The latency economics are worth placing in context. Over the past two weeks, the inference speed problem has attracted three distinct engineering approaches. Xiaomi reported a model running at 1,000 tokens per second using FP4 quantization. KV-cache compression work has targeted the memory bandwidth bottleneck. DiffusionGemma attacks the problem differently: by parallelizing generation itself, it shifts compute pressure from sequential memory reads to the arithmetic throughput that modern GPU architectures are built for. These are not competing solutions; they address different parts of the inference stack.

The quality-for-speed tradeoff is real and Google does not obscure it. The release announcement states directly that DiffusionGemma’s output quality is lower than standard Gemma 4 and recommends deploying Gemma 4 for applications requiring maximum quality. The 4x number applies to dedicated, compute-bound accelerators. Apple Silicon Macs, which are memory-bandwidth-bound during inference, are unlikely to see the same acceleration, per a footnote in the release.

DiffusionGemma activates only 3.8 billion parameters at inference despite its 26B total parameter count, which means it fits within 18GB VRAM when quantized. That puts it on a high-end consumer GPU such as an RTX 4090 or 5090. Google worked with NVIDIA to optimize across the Hopper and Blackwell generations using NVFP4 kernels. Inference is supported through vLLM, MLX, and Hugging Face Transformers; llama.cpp support is listed as arriving soon. Weights are available on Hugging Face under an Apache 2.0 license.

One constraint worth noting: the speed advantage is strongest at low-to-medium batch sizes on a single accelerator. In high-QPS cloud serving, where autoregressive models can batch thousands of concurrent requests to saturate compute, DiffusionGemma’s parallel decoding offers diminishing returns and may carry higher serving costs. The throughput win is most relevant to local inference and low-concurrency deployments, which is also where agent workflows tend to chain many short generations.

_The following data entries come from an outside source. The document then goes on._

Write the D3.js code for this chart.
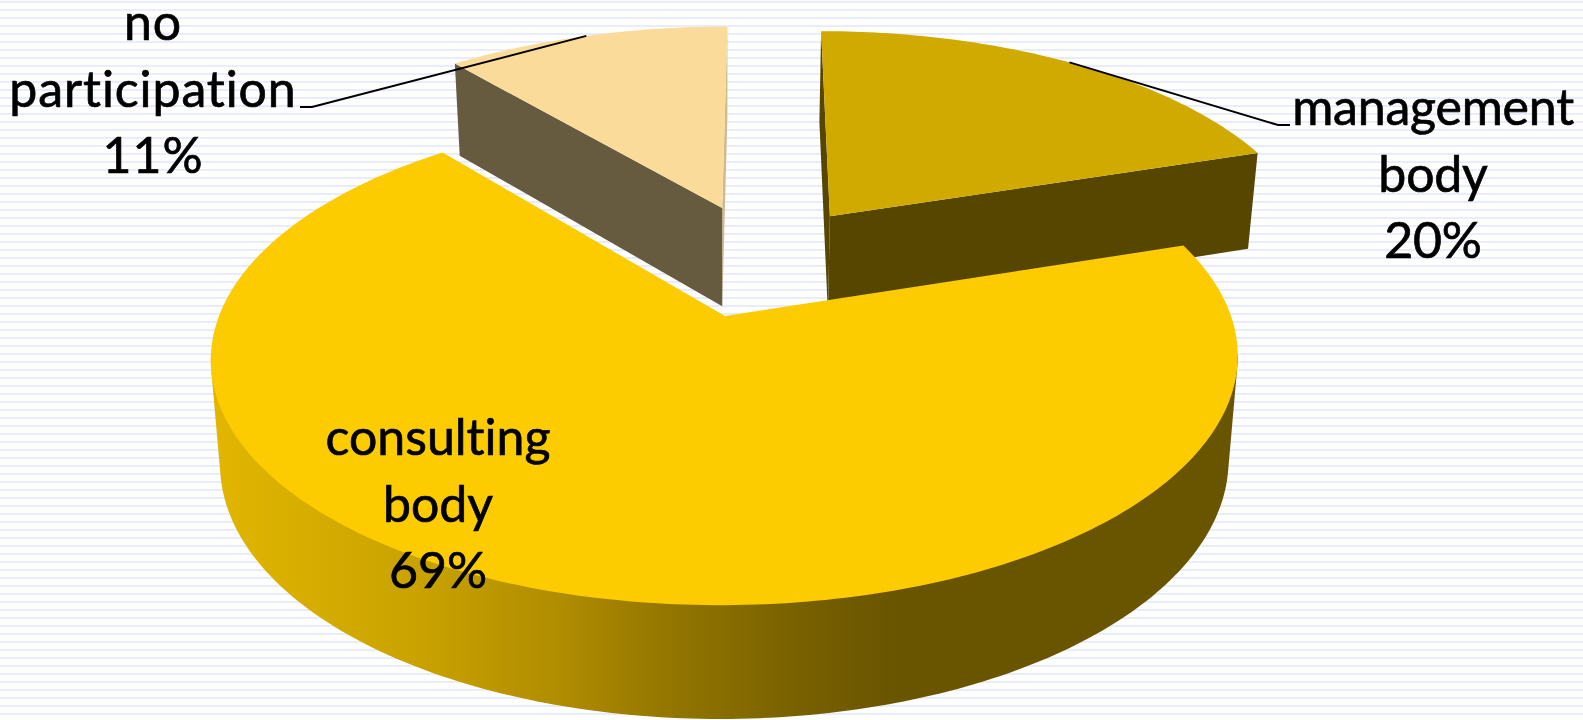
<!DOCTYPE html>
<html><head><meta charset="utf-8">
<script src="https://cdn.jsdelivr.net/npm/d3@7/dist/d3.min.js"></script>
<style>html,body{margin:0;padding:0;background:#fff;overflow:hidden}svg{display:block}</style>
</head><body><svg id="c" width="1583" height="720"></svg>
<script>
const categories = ["management body", "consulting body", "no participation"];
const shares = [20, 69, 11];
const labelLines = [["management","body","20%"],["consulting","body","69%"],["no","participation","11%"]];
const topColors = ["#d1aa00","#fccc00","#fadb9a"];
const wallColors = ["#574600","#695400","#665a3f"];
const sliverColors = ["#574600","#695400","#d0ba8c"];
const explodeU = [0.223,0,-0.006];
const explodeV = [-0.447,0,-0.487];
const sizeU = [1.012,1,1.025];
const sizeV = [1.04,1,1.03];
const shear = [0.015,0.008,0.012];
const labelCx = [1433,438,153];
const labelBase = [125,455,40];
const labelSpacing = [-0.2,0,0.9];
const elbow = [[1278,125,1290,125],null,[312,107,300,107]];

const W=1583,H=720, cx=725, cy=316, R=506, Ry=240, P=0.17, D=102.5, bottomScale=0.982, lineGap=66.5;
const svg=d3.select("#c");
svg.append("g").selectAll("rect").data(d3.range(0,H,8)).join("rect")
  .attr("x",0).attr("y",d=>d+1).attr("width",W).attr("height",2).attr("fill","#e8ecfc");

const defs=svg.append("defs");
const grad=defs.append("linearGradient").attr("id","wall").attr("gradientUnits","userSpaceOnUse")
  .attr("x1",212).attr("x2",1240).attr("y1",0).attr("y2",0);
[[212,"#e2b600"],[420,"#c9a200"],[560,"#b08c00"],[680,"#917400"],[800,"#786000"],[900,"#695400"],[1240,"#695400"]]
 .forEach(s=>grad.append("stop").attr("offset",(s[0]-212)/(1240-212)).attr("stop-color",s[1]));

function project(u,v,z){
  const w=1/(1-P*v), s=z?bottomScale:1;
  return [cx+R*u*w*s, cy+Ry*v*w*s+(z?D*Math.pow(w,0.8):0)];
}
const pie=d3.pie().value(d=>d).sort(null).startAngle(0).endAngle(2*Math.PI);
const arcs=pie(shares);
function disc(i,a,r){
  return [explodeU[i]+r*(sizeU[i]*Math.sin(a)+shear[i]*Math.cos(a)), explodeV[i]-r*sizeV[i]*Math.cos(a)];
}
const line=d3.line();
function ring(i,a0,a1,z){
  const n=Math.max(2,Math.ceil(Math.abs(a1-a0)*60));
  return d3.range(n+1).map(t=>{const a=a0+(a1-a0)*t/n, d=disc(i,a,1); return project(d[0],d[1],z);});
}
function radialWall(i,a){
  const p=disc(i,a,0), q=disc(i,a,1);
  return [project(p[0],p[1],0),project(q[0],q[1],0),project(q[0],q[1],1),project(p[0],p[1],1)];
}
const g=svg.append("g");
[2,0,1].forEach(i=>{
  const s=arcs[i];
  if(i===1){
    const front=ring(i,Math.PI*0.55,Math.PI*1.45,0).concat(ring(i,Math.PI*0.55,Math.PI*1.45,1));
    g.append("path").attr("d",line(d3.polygonHull(front))+"Z").attr("fill","url(#wall)");
  } else {
    g.append("path").attr("d",line(radialWall(i,i===0?s.startAngle:s.endAngle))+"Z").attr("fill",sliverColors[i]);
    g.append("path").attr("d",line(radialWall(i,i===0?s.endAngle:s.startAngle))+"Z").attr("fill",wallColors[i]);
  }
  const c=disc(i,0,0);
  g.append("path").attr("d",line([project(c[0],c[1],0)].concat(ring(i,s.startAngle,s.endAngle,0)))+"Z")
    .attr("fill",topColors[i]);
});
// leader lines
arcs.forEach((s,i)=>{
  if(!elbow[i]) return;
  const d=disc(i,(s.startAngle+s.endAngle)/2,1), p=project(d[0],d[1],0), e=elbow[i];
  svg.append("path").attr("d",line([p,[e[0],e[1]],[e[2],e[3]]])).attr("fill","none")
    .attr("stroke","#000").attr("stroke-width",2);
});
// labels
labelLines.forEach((ls,i)=>{
  ls.forEach((t,k)=>{
    svg.append("text").attr("x",labelCx[i]).attr("y",labelBase[i]+k*lineGap).attr("text-anchor","middle")
      .attr("font-family","'Comic Sans MS',Lato,sans-serif").attr("font-size",50)
      .style("font-variant-ligatures","none").style("letter-spacing",labelSpacing[i]+"px")
      .attr("fill","#000").attr("stroke","#000").attr("stroke-width",0.7).text(t);
  });
});
</script></body></html>
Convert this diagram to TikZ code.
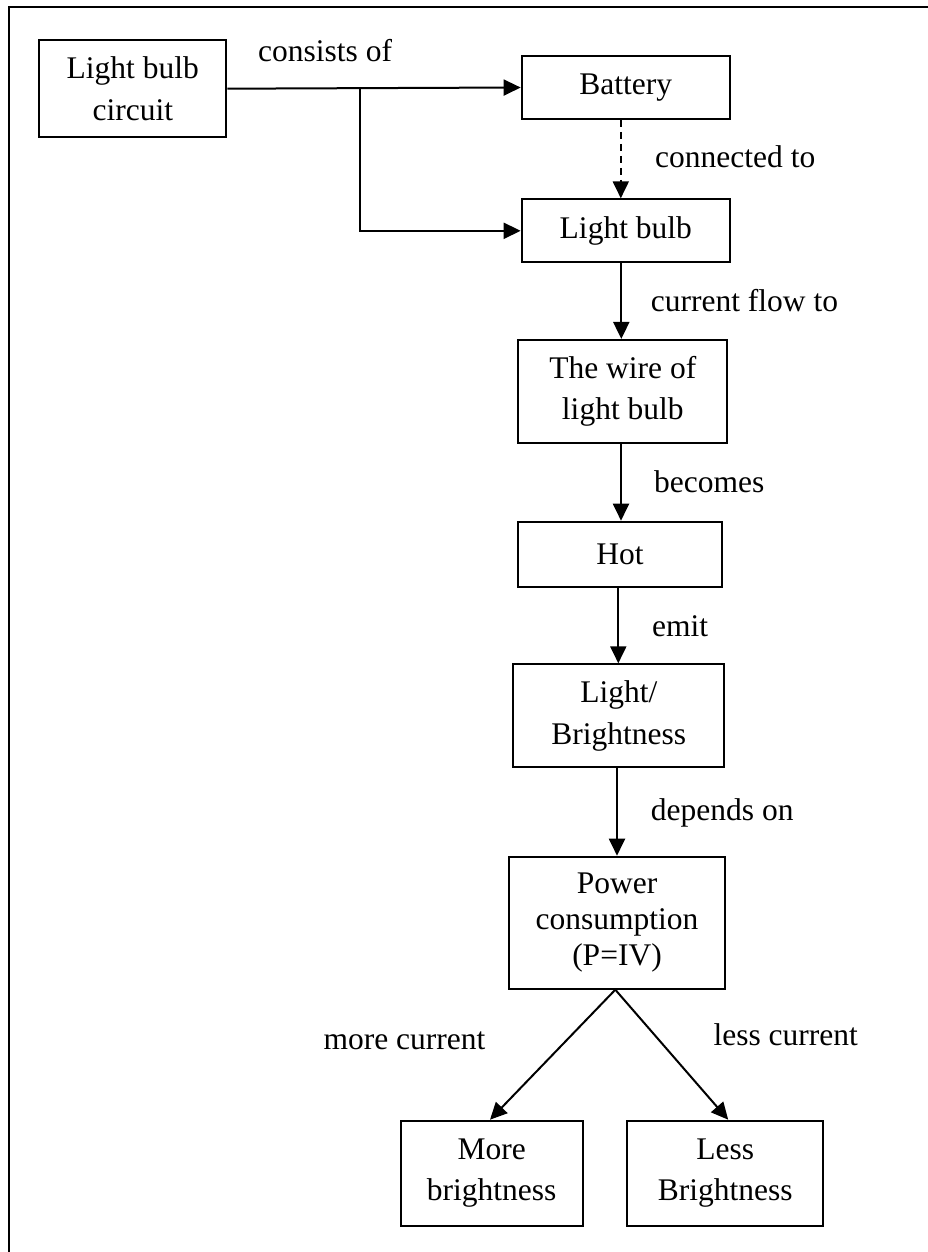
\documentclass[tikz,border=0pt]{standalone}
\usepackage{fontspec}
\setmainfont{Liberation Serif}
\usetikzlibrary{arrows.meta}
\begin{document}
\begin{tikzpicture}[x=1pt,y=-1pt,
  every node/.style={font=\fontsize{31.5}{41.5}\selectfont},
  box/.style={draw,line width=2pt,inner sep=0pt,align=center},
  lbl/.style={anchor=base west,inner sep=0pt},
  arr/.style={line width=2pt,-{Triangle[length=17pt,width=16pt]}},
  dasharr/.style={arr,dash pattern=on 7pt off 5pt}]
\useasboundingbox (0,0) rectangle (928,1252);
\clip (0,0) rectangle (928,1252);
% outer frame (runs past the page edge on the right and bottom)
\draw[line width=2.2pt] (9,7.3) rectangle (960,1290);

% boxes
\node[box,minimum width=187pt,minimum height=97.3pt] (circ) at (132.8,88.7) {Light bulb\\circuit};
\node[box,minimum width=208.3pt,minimum height=63pt] (battery) at (625.8,87.5) {Battery};
\node[box,minimum width=208.3pt,minimum height=63pt] (bulb) at (625.8,230.8) {Light bulb};
\node[box,minimum width=209pt,minimum height=102.7pt] (wire) at (622.8,391.3) {The wire of\\light bulb};
\node[box,minimum width=203.4pt,minimum height=65.6pt] (hot) at (620,554.5) {Hot};
\node[box,minimum width=211pt,minimum height=103pt] (light) at (618.8,715.8) {Light/\\Brightness};
\node[box,minimum width=215.4pt,minimum height=132pt,font=\fontsize{31.5}{36}\selectfont] (power) at (617,922.7) {Power\\consumption\\(P=IV)};
\node[box,minimum width=182pt,minimum height=105pt] (more) at (491.7,1173.2) {More\\brightness};
\node[box,minimum width=196.4pt,minimum height=105pt] (less) at (725.2,1173.2) {Less\\Brightness};

% connectors
\coordinate (split) at (circ.east -| 360,0);
\draw[arr] (circ.east) -- (battery.west);
\draw[arr] (split) |- (bulb.west);
\draw[dasharr] ([xshift=-5pt]battery.south) -- ([xshift=-5pt]bulb.north);
\draw[arr] ([xshift=-4.5pt]bulb.south) -- ([xshift=-1.5pt]wire.north);
\draw[arr] ([xshift=-1.8pt]wire.south) -- ([xshift=1pt]hot.north);
\draw[arr] ([xshift=-1.7pt]hot.south) -- ([xshift=-0.5pt]light.north);
\draw[arr] ([xshift=-1.8pt]light.south) -- (power.north);
\draw[arr] ([xshift=-1.7pt]power.south) -- ([xshift=-1.7pt]more.north);
\draw[arr] ([xshift=-1.7pt]power.south) -- ([xshift=3pt]less.north);

% connector labels
\node[lbl] (lconsists) at (258,61.7) {consists of};
\node[lbl] (lconnected) at (655,168) {connected to};
\node[lbl] (lflow) at (650.7,311.7) {current flow to};
\node[lbl] (lbecomes) at (654,492.7) {becomes};
\node[lbl] (lemit) at (652,636.7) {emit};
\node[lbl] (ldepends) at (650.7,820) {depends on};
\node[lbl] (lmore) at (323.3,1049.3) {more current};
\node[lbl] (lless) at (713.3,1045) {less current};
\end{tikzpicture}
\end{document}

For teams building agentic systems that generate many short outputs sequentially, DiffusionGemma is worth benchmarking now. The Apache 2.0 license removes distribution friction, the hardware requirements are reachable on consumer hardware, and the 4x figure is concrete enough to evaluate against current inference costs before committing to a serving architecture.

Google published this announcement on blog.google on June 10, 2026.